For comprehensive strategies on managing polar distortions, antimeridian splits, and grid shift fallbacks, review Handling edge cases in global CRS transformations. These patterns are essential when building planetary-scale analysis pipelines.

Validation & Quality Assurance

Automated validation should run immediately after warp completion. Relying solely on visual inspection misses subtle geometric drift that accumulates across multi-stage pipelines.
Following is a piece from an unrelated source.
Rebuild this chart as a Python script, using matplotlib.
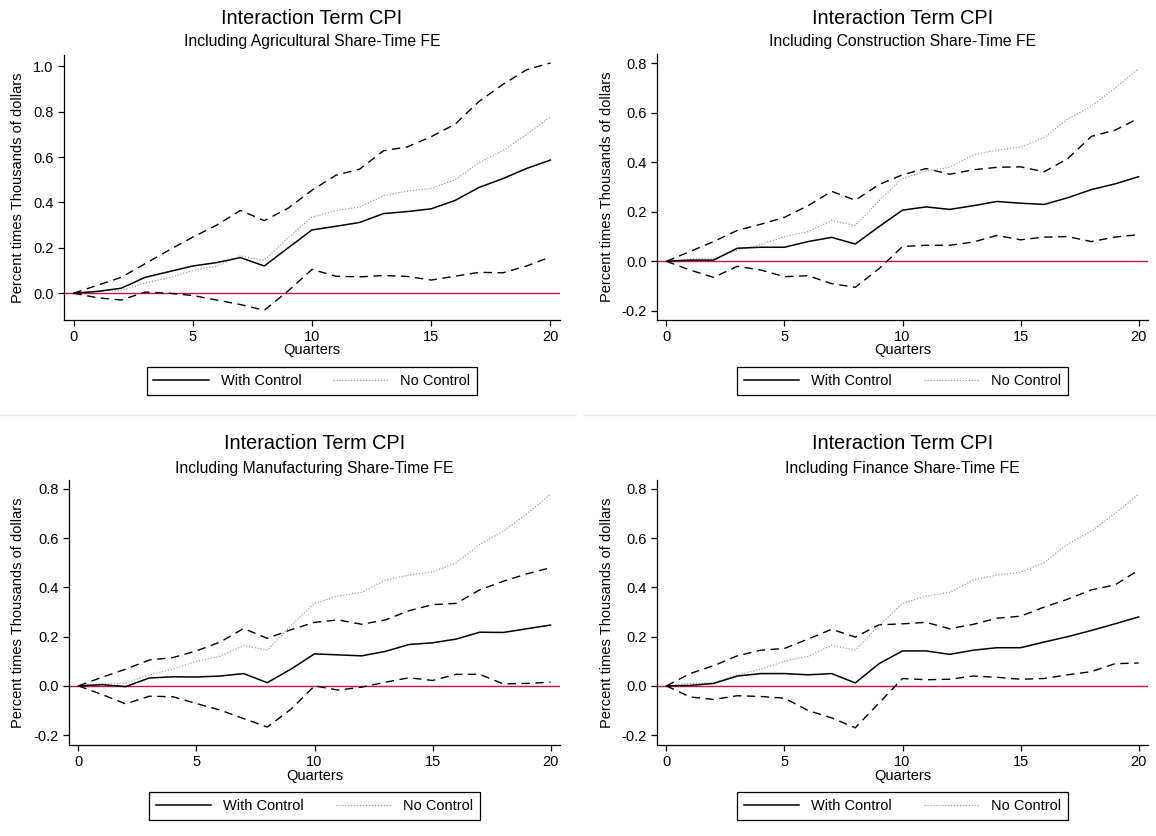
import matplotlib
matplotlib.use("Agg")
import matplotlib.pyplot as plt
from matplotlib.lines import Line2D
import numpy as np

plt.rcParams["font.family"] = ["Liberation Sans", "DejaVu Sans"]

quarters = list(range(21))

# same baseline (no control) series in every panel
no_control = [0.0, 0.01, 0.012, 0.045, 0.068, 0.10, 0.12, 0.165, 0.145, 0.245, 0.335,
              0.365, 0.38, 0.43, 0.45, 0.462, 0.50, 0.575, 0.628, 0.70, 0.778]

# Agricultural
agr_mid = [0.0, 0.008, 0.022, 0.07, 0.095, 0.12, 0.135, 0.157, 0.12, 0.20, 0.279,
           0.295, 0.312, 0.351, 0.36, 0.372, 0.409, 0.466, 0.505, 0.55, 0.587]
agr_hi = [0.0, 0.035, 0.07, 0.13, 0.19, 0.247, 0.30, 0.365, 0.32, 0.375, 0.454,
          0.52, 0.547, 0.628, 0.645, 0.69, 0.745, 0.845, 0.92, 0.985, 1.015]
agr_lo = [0.0, -0.02, -0.03, 0.005, 0.0, -0.01, -0.03, -0.05, -0.075, 0.01, 0.105,
          0.075, 0.072, 0.078, 0.074, 0.058, 0.075, 0.092, 0.09, 0.12, 0.16]

# Construction
con_mid = [0.0, 0.005, 0.005, 0.053, 0.057, 0.057, 0.08, 0.097, 0.07, 0.14, 0.207,
           0.22, 0.21, 0.225, 0.242, 0.235, 0.23, 0.257, 0.29, 0.313, 0.342]
con_hi = [0.0, 0.04, 0.08, 0.125, 0.15, 0.178, 0.225, 0.283, 0.247, 0.31, 0.35,
          0.375, 0.352, 0.37, 0.38, 0.382, 0.362, 0.415, 0.505, 0.53, 0.578]
con_lo = [0.0, -0.035, -0.065, -0.02, -0.035, -0.062, -0.058, -0.09, -0.105, -0.03, 0.06,
          0.065, 0.065, 0.078, 0.105, 0.087, 0.098, 0.10, 0.08, 0.098, 0.108]

# Manufacturing
man_mid = [0.0, 0.005, -0.003, 0.032, 0.037, 0.036, 0.04, 0.05, 0.013, 0.068, 0.13,
           0.126, 0.122, 0.14, 0.168, 0.175, 0.19, 0.218, 0.217, 0.232, 0.247]
man_hi = [0.0, 0.035, 0.068, 0.105, 0.115, 0.142, 0.178, 0.233, 0.193, 0.228, 0.258,
          0.268, 0.25, 0.268, 0.305, 0.33, 0.335, 0.39, 0.425, 0.455, 0.48]
man_lo = [0.0, -0.035, -0.073, -0.042, -0.044, -0.072, -0.098, -0.133, -0.167, -0.095, 0.0,
          -0.017, -0.005, 0.015, 0.033, 0.022, 0.047, 0.047, 0.008, 0.01, 0.015]

# Finance
fin_mid = [0.0, 0.002, 0.01, 0.04, 0.05, 0.05, 0.045, 0.05, 0.012, 0.09, 0.142,
           0.142, 0.128, 0.145, 0.155, 0.155, 0.178, 0.20, 0.225, 0.252, 0.28]
fin_hi = [0.0, 0.05, 0.082, 0.122, 0.145, 0.152, 0.19, 0.23, 0.198, 0.248, 0.252,
          0.258, 0.232, 0.25, 0.275, 0.283, 0.32, 0.352, 0.39, 0.41, 0.47]
fin_lo = [0.0, -0.045, -0.055, -0.04, -0.043, -0.05, -0.10, -0.13, -0.17, -0.07, 0.03,
          0.025, 0.027, 0.04, 0.035, 0.027, 0.03, 0.045, 0.058, 0.09, 0.093]

subtitles = ["Including Agricultural Share-Time FE", "Including Construction Share-Time FE",
             "Including Manufacturing Share-Time FE", "Including Finance Share-Time FE"]

W, H = 1156, 836
fig = plt.figure(figsize=(W / 100, H / 100), dpi=100)

# pixel boxes: left, right, top, bottom ; text baselines ; legend centre ; ylabel x
panels = [
    dict(box=(64, 560, 55, 320), ylim=(-0.118, 1.05), yt=np.arange(0, 1.01, 0.2),
         ty=24, sy=46, xl=354, lg=381, yl=18, data=(agr_mid, agr_hi, agr_lo)),
    dict(box=(657, 1148, 54, 320), ylim=(-0.237, 0.838), yt=np.arange(-0.2, 0.81, 0.2),
         ty=24, sy=46, xl=354, lg=381, yl=607, data=(con_mid, con_hi, con_lo)),
    dict(box=(69, 560, 480, 745), ylim=(-0.24, 0.836), yt=np.arange(-0.2, 0.81, 0.2),
         ty=449, sy=473, xl=780, lg=806, yl=18, data=(man_mid, man_hi, man_lo)),
    dict(box=(657, 1148, 480, 745), ylim=(-0.24, 0.836), yt=np.arange(-0.2, 0.81, 0.2),
         ty=449, sy=473, xl=780, lg=806, yl=607, data=(fin_mid, fin_hi, fin_lo)),
]

red = "#cc1447"

for p, sub in zip(panels, subtitles):
    l, r, t, b = p["box"]
    ax = fig.add_axes([l / W, 1 - b / H, (r - l) / W, (b - t) / H])
    mid, hi, lo = p["data"]
    ax.axhline(0, color=red, lw=1.0, zorder=1)
    ax.plot(quarters, hi, color="black", lw=1.0, ls=(0, (6, 4)))
    ax.plot(quarters, lo, color="black", lw=1.0, ls=(0, (6, 4)))
    ax.plot(quarters, no_control, color="#9a9a9a", lw=0.85, ls=(0, (1, 1.5)))
    ax.plot(quarters, mid, color="black", lw=1.1)
    ax.set_xlim(-0.4, 20.4)
    ax.set_ylim(*p["ylim"])
    ax.set_xticks([0, 5, 10, 15, 20])
    ax.set_yticks(p["yt"])
    ax.set_yticklabels([f"{v:.1f}" if abs(v) > 1e-9 else "0.0" for v in p["yt"]])
    for s in ["top", "right"]:
        ax.spines[s].set_visible(False)
    for s in ["left", "bottom"]:
        ax.spines[s].set_linewidth(0.9)
    ax.tick_params(direction="out", length=4.5, width=0.9, labelsize=10.5, pad=3)

    cx = (l + r) / 2 / W
    fig.text(cx, 1 - p["ty"] / H, "Interaction Term CPI", ha="center", va="baseline",
             fontsize=14.3)
    fig.text(cx, 1 - p["sy"] / H, sub, ha="center", va="baseline", fontsize=11.3)
    fig.text(cx, 1 - p["xl"] / H, "Quarters", ha="center", va="baseline", fontsize=10.5)
    fig.text(p["yl"] / W, 1 - (t + b) / 2 / H, "Percent times Thousands of dollars",
             ha="center", va="center", rotation=90, fontsize=10.5)

    handles = [Line2D([], [], color="black", lw=1.1),
               Line2D([], [], color="#9a9a9a", lw=0.85, ls=(0, (1, 1.5)))]
    leg = fig.legend(handles, ["With Control", "No Control"], loc="center",
                     bbox_to_anchor=(cx, 1 - p["lg"] / H), ncol=2, fontsize=10.5,
                     frameon=True, fancybox=False, edgecolor="black", framealpha=1,
                     handlelength=3.8, handletextpad=0.8, columnspacing=2.2,
                     borderpad=0.45, borderaxespad=0)
    leg.get_frame().set_linewidth(0.9)

# faint separators between the combined graphs
fig.add_artist(Line2D([0, 575 / W], [1 - 415 / H] * 2, color="#eeeeee", lw=1))
fig.add_artist(Line2D([583 / W, 1], [1 - 415 / H] * 2, color="#eeeeee", lw=1))

fig.savefig("out.png", dpi=100)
def validate_reprojection(src_path: str, dst_path: str) -> dict:
    with rasterio.open(src_path) as src, rasterio.open(dst_path) as dst:
        return {
            "src_crs": src.crs.to_string(),
            "dst_crs": dst.crs.to_string(),
            "src_bounds": src.bounds,
            "dst_bounds": dst.bounds,
            "src_transform": src.transform,
            "dst_transform": dst.transform,
            "pixel_count_match": (src.width * src.height) == (dst.width * dst.height),
            "nodata_preserved": src.nodata == dst.nodata
        }

Validation checks should confirm:

  1. CRS Alignment: Target CRS matches the intended EPSG/WKT string exactly.
  2. Transform Consistency: The affine matrix reflects the expected resolution and origin shift.
  3. Extent Coverage: Destination bounds encompass the projected source footprint without unintended clipping.
  4. Statistical Integrity: Mean, min, and max values remain within acceptable tolerance (±0.5% for continuous data, exact match for categorical).

Conclusion

Mastering CRS transformations in Rasterio requires moving beyond one-line convenience functions and embracing explicit geometry control, resampling awareness, and rigorous validation. By structuring reprojection as a deterministic pipeline—complete with metadata normalization, affine recalculation, and COG-compliant output—you eliminate silent spatial degradation and ensure downstream compatibility. As remote sensing datasets grow in volume and complexity, disciplined coordinate management becomes the differentiator between brittle scripts and scalable geospatial infrastructure.